With an emphatic swirling motion over the massive Canadian Shield he also made the point that the Shield with its wild and difficult terrain was a natural barrier between eastern and western Canada.
“Geographically, Canada makes no sense,” he told his teenage class of Grade 11 history students, “especially out here,” he added, moving the pointer back to the west, “out here where the geography so clearly runs up and down, north and south, not across.”
With those last words Mr. Greason dragged the pointer slowly across the east-west border from the Pacific coast to Lake Superior, as he said, “from a geographic point of view this makes no sense.”
“Which is why Canada must have a strong central government.”
Of course it was a political statement. Maybe he was out of line. In our utter naivete about such things in the late 1950s we wouldn’t have known any better.
Just shy of 20 years later I rescued an old Dodge pick-up from a date with the scrap yard, did a fair amount of body-work, gave it a fresh coat of paint, and headed out west to start yet another new life. That was the plan anyway when I landed in Edmonton.
By then I had more than a few years of warehousing under my belt in various capacities, from lowly order-filler, to supervision, to operating one of the first computerized material-handling systems in North America. So, when I spotted an ad placed by a company looking for a warehouse manager I applied.
It was an American-owned, heavy-equipment manufacturer with a parts warehouse in Edmonton. Like many companies in Alberta it was gearing up for the boom times coming soon in the province’s oil industry, as tar sands development began to take shape.
The company was in expansion mode and needed to staff up, I was told by the first company official who interviewed me.
I guess he liked me well enough to take me to the next level, an interview with the regional operations manager.
Things seemed to be going okay as that big, 40-something man sat behind his big desk and asked me questions. He seemed to relax and – I’m not sure what brought it on – but he started talking about how in his view Canadian workers were not as productive as American, nor were Canadians as good in general at doing business.
I said I knew lots of Canadians who were hard workers, and lots who had a good head for business. I think I was polite enough about it, but I guess my reaction didn’t go over very well.
To make a long story short, I didn’t get the job.

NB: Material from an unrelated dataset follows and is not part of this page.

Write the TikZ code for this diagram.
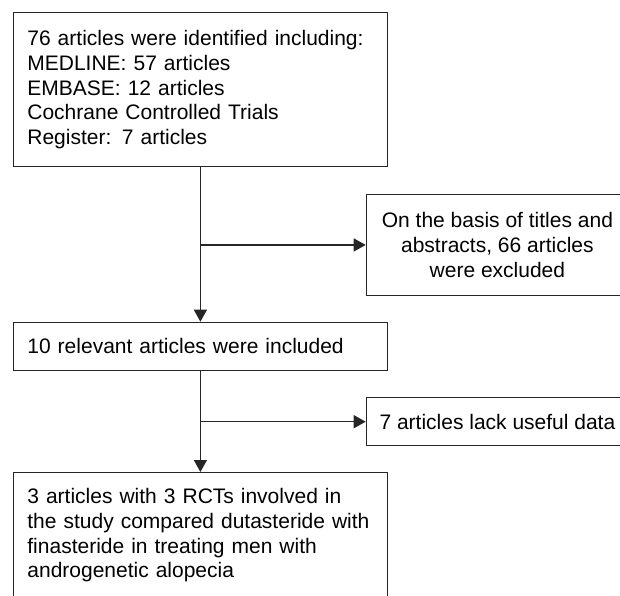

The first guy who had interviewed me told me later, by way of explanation, “It didn’t help that you got into an argument with the boss.”

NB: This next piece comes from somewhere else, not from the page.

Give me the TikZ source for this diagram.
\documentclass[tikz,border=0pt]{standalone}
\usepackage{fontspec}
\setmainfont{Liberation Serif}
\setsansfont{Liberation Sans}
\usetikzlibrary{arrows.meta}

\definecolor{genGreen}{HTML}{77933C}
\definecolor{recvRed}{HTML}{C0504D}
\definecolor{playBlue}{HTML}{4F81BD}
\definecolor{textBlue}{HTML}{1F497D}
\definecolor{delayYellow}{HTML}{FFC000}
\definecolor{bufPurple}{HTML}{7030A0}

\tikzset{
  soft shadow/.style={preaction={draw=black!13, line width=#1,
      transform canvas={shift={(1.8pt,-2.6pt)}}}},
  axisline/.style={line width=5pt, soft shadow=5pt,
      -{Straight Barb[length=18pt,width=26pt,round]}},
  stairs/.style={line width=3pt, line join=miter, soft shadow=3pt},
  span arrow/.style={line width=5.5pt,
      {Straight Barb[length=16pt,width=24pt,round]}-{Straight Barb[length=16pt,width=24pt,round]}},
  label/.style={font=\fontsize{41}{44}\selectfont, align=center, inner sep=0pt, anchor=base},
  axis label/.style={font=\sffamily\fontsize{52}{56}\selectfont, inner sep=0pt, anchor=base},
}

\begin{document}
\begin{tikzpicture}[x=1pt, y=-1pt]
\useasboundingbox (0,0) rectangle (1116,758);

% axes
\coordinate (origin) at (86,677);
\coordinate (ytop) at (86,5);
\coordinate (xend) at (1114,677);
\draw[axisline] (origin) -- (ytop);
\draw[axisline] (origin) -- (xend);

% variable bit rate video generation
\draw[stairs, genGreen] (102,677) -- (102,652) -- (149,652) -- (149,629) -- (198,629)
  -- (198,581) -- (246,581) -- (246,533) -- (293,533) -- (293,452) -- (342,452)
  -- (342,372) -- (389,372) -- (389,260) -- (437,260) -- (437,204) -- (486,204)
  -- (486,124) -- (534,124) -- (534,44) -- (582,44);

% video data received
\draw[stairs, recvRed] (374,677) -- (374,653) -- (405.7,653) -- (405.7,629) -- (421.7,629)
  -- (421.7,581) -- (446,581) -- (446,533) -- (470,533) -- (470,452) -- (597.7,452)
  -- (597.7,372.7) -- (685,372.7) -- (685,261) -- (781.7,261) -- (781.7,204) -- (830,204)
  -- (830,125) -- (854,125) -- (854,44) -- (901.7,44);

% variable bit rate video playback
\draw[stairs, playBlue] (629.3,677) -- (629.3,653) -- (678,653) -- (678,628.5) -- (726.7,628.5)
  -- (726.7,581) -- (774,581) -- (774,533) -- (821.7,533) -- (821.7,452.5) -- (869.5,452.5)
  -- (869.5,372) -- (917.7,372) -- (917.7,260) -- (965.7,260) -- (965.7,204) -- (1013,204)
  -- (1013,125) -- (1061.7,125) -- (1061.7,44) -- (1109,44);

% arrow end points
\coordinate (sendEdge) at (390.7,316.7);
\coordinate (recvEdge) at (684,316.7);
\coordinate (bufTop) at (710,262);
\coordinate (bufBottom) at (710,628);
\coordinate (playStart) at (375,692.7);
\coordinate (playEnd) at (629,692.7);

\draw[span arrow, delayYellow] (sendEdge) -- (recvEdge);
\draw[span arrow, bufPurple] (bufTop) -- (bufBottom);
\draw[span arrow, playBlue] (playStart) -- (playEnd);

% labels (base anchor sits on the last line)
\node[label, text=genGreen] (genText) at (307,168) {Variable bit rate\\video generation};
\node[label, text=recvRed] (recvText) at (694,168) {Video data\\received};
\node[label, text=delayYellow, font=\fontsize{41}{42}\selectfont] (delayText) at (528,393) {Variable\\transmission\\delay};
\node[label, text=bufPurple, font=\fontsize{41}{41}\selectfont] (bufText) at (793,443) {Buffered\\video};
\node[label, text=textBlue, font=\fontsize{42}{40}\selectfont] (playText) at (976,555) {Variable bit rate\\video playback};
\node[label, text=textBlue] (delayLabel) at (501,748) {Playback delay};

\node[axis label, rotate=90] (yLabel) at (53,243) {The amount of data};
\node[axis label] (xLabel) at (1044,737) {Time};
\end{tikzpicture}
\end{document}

Actually, I think a good manager would have appreciated my response as a positive indicator; but I’ll leave it at that and move on to why these recollections come to mind.

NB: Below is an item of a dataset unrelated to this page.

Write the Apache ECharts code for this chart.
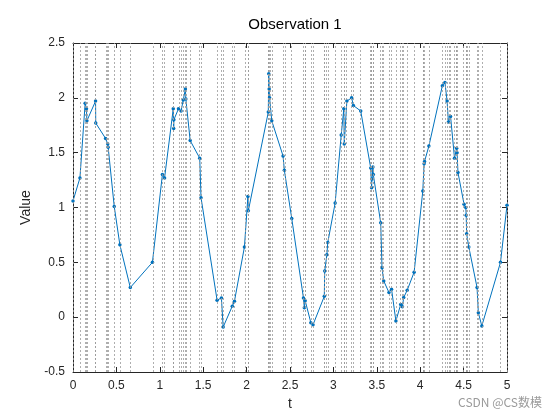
<!DOCTYPE html>
<html>
<head>
<meta charset="utf-8">
<script src="https://cdn.jsdelivr.net/npm/echarts@6/dist/echarts.min.js"></script>
<style>html,body{margin:0;padding:0;background:#fff}#c{width:560px;height:420px}</style>
</head>
<body>
<div id="c"></div>
<script>
const titleText = 'Observation 1';
const xName = 't';
const yName = 'Value';
const xTicks = [0, 0.5, 1, 1.5, 2, 2.5, 3, 3.5, 4, 4.5, 5];
const yTicks = [-0.5, 0, 0.5, 1, 1.5, 2, 2.5];
const tValues = [0, 0.08, 0.14, 0.155, 0.16, 0.26, 0.262, 0.375, 0.40, 0.405, 0.475, 0.54, 0.66, 0.915,
  1.03, 1.055, 1.155, 1.16, 1.162, 1.215, 1.245, 1.27, 1.295, 1.30, 1.35, 1.46, 1.475, 1.66, 1.71, 1.73,
  1.835, 1.86, 1.975, 2.015, 2.02, 2.25, 2.255, 2.26, 2.265, 2.29, 2.42, 2.435, 2.52, 2.655, 2.665, 2.675,
  2.74, 2.765, 2.895, 2.90, 2.925, 2.935, 3.02, 3.09, 3.12, 3.125, 3.155, 3.21, 3.23, 3.315, 3.43, 3.44,
  3.445, 3.455, 3.46, 3.545, 3.56, 3.58, 3.64, 3.67, 3.72, 3.775, 3.795, 3.81, 3.85, 3.93, 4.03, 4.045,
  4.05, 4.10, 4.255, 4.285, 4.31, 4.325, 4.35, 4.395, 4.42, 4.425, 4.435, 4.505, 4.525, 4.53, 4.535, 4.56,
  4.655, 4.67, 4.71, 4.925, 5.0];
const yValues = [1.06, 1.27, 1.95, 1.90, 1.79, 1.97, 1.77, 1.63, 1.58, 1.55, 1.01, 0.66, 0.27, 0.50,
  1.30, 1.27, 1.90, 1.72, 1.80, 1.90, 1.88, 1.98, 2.08, 1.99, 1.61, 1.45, 1.09, 0.155, 0.175, -0.09,
  0.10, 0.145, 0.64, 1.10, 0.97, 1.87, 2.22, 2.08, 2.00, 1.79, 1.47, 1.34, 0.90, 0.175, 0.085, 0.15,
  -0.05, -0.07, 0.19, 0.42, 0.57, 0.68, 1.04, 1.66, 1.90, 1.58, 1.97, 2.00, 1.93, 1.88, 1.36, 1.18,
  1.26, 1.37, 1.30, 0.86, 0.45, 0.33, 0.225, 0.255, -0.035, 0.115, 0.095, 0.18, 0.245, 0.41, 1.15, 1.40,
  1.42, 1.56, 2.11, 2.14, 1.97, 1.78, 1.83, 1.45, 1.54, 1.50, 1.32, 1.03, 1.00, 0.93, 0.76, 0.64,
  0.27, 0.04, -0.08, 0.50, 1.02];
const obsTimes = tValues;

const axisColor = '#262626';
const font = 'Liberation Sans, Arial, sans-serif';
const chart = echarts.init(document.getElementById('c'), null, {renderer: 'canvas'});
const baseX = {type: 'value', min: xTicks[0], max: xTicks[xTicks.length - 1], interval: xTicks[1] - xTicks[0]};
const baseY = {type: 'value', min: yTicks[0], max: yTicks[yTicks.length - 1], interval: yTicks[1] - yTicks[0]};
chart.setOption({
  animation: false,
  title: {text: titleText, left: 290, top: 12, textAlign: 'center',
    textStyle: {fontFamily: font, fontSize: 15, fontWeight: 'normal', color: '#000'}},
  grid: {left: 73, right: 53, top: 43, bottom: 48},
  xAxis: [
    Object.assign({}, baseX, {position: 'bottom', name: xName, nameLocation: 'middle', nameGap: 23,
      nameTextStyle: {fontFamily: font, fontSize: 14, color: axisColor},
      axisLine: {onZero: false, lineStyle: {color: axisColor, width: 1}},
      axisTick: {inside: true, length: 5, lineStyle: {color: axisColor}},
      axisLabel: {fontFamily: font, fontSize: 12, color: axisColor, margin: 8},
      splitLine: {show: false}}),
    Object.assign({}, baseX, {position: 'top',
      axisLine: {onZero: false, lineStyle: {color: axisColor, width: 1}},
      axisTick: {inside: true, length: 5, lineStyle: {color: axisColor}},
      axisLabel: {show: false}, splitLine: {show: false}})
  ],
  yAxis: [
    Object.assign({}, baseY, {position: 'left', name: yName, nameLocation: 'middle', nameGap: 32,
      nameTextStyle: {fontFamily: font, fontSize: 14, color: axisColor},
      axisLine: {onZero: false, lineStyle: {color: axisColor, width: 1}},
      axisTick: {inside: true, length: 5, lineStyle: {color: axisColor}},
      axisLabel: {fontFamily: font, fontSize: 12, color: axisColor, margin: 8},
      splitLine: {show: false}}),
    Object.assign({}, baseY, {position: 'right',
      axisLine: {onZero: false, lineStyle: {color: axisColor, width: 1}},
      axisTick: {inside: true, length: 5, lineStyle: {color: axisColor}},
      axisLabel: {show: false}, splitLine: {show: false}})
  ],
  series: [{
    type: 'line',
    data: tValues.map((t, i) => [t, yValues[i]]),
    symbol: 'circle', symbolSize: 3.5, showSymbol: true,
    lineStyle: {color: '#0072BD', width: 1},
    itemStyle: {color: '#0072BD'},
    markLine: {silent: true, symbol: 'none', animation: false, label: {show: false},
      lineStyle: {type: [2, 2], color: '#9a9a9a', width: 0.8},
      data: obsTimes.map(x => ({xAxis: x}))},
    z: 3
  }],
  graphic: [{type: 'text', right: 18, top: 396,
    style: {text: 'CSDN @CS数模', fill: '#9a9a9a', fontSize: 12, fontFamily: 'Noto Sans CJK SC, sans-serif'}}]
});
</script>
</body>
</html>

I was doing my usual daily perusal of on-line news earlier this week when I chanced upon several articles in news venues on both sides of the border about Kellyanne Conway being invited to visit Alberta just a week before the January 20th inauguration of Donald Trump as President of the U.S..
Conway took over as Trump’s campaign manager at a critical point when his campaign appeared to be floundering. She is widely credited with keeping the notoriously scatter-brained Trump on message, and away from his twitter account long enough to get him elected.
She was also often seen on U.S. cable news as one of his best “surrogate” spokespersons, with an astonishing ability to make one-plus one add up to something other than two. She is now often described as one of Trump’s “top advisors.”
She has been invited to come to Alberta to make a speech at a private fundraising dinner hosted by the Alberta Prosperity Fund on Jan. 12 in Calgary. She is also slated to tour the oil sands.
The Prosperity Fund is a conservative political action organization dedicated to “uniting the right” in Alberta to overthrow the province’s current NDP government in the next provincial election. Quoting the group’s chairman, the Toronto Star article reported a Fund member was sent south to work with the Trump campaign.
Far be it from me to dabble in conspiracy theories; we’ve had more than enough of them already. But there’s something about this interesting little turn of events that troubles me.
I think I’m starting to hear my old, long-gone history teacher turning in his grave.
He may have been right about the need for a strong central government to keep this geographically unlikely country together. That may be part of it.
But one way or another what we need most of all at this critical moment in history is a strong, shared sense of being Canadian, and being proud of it.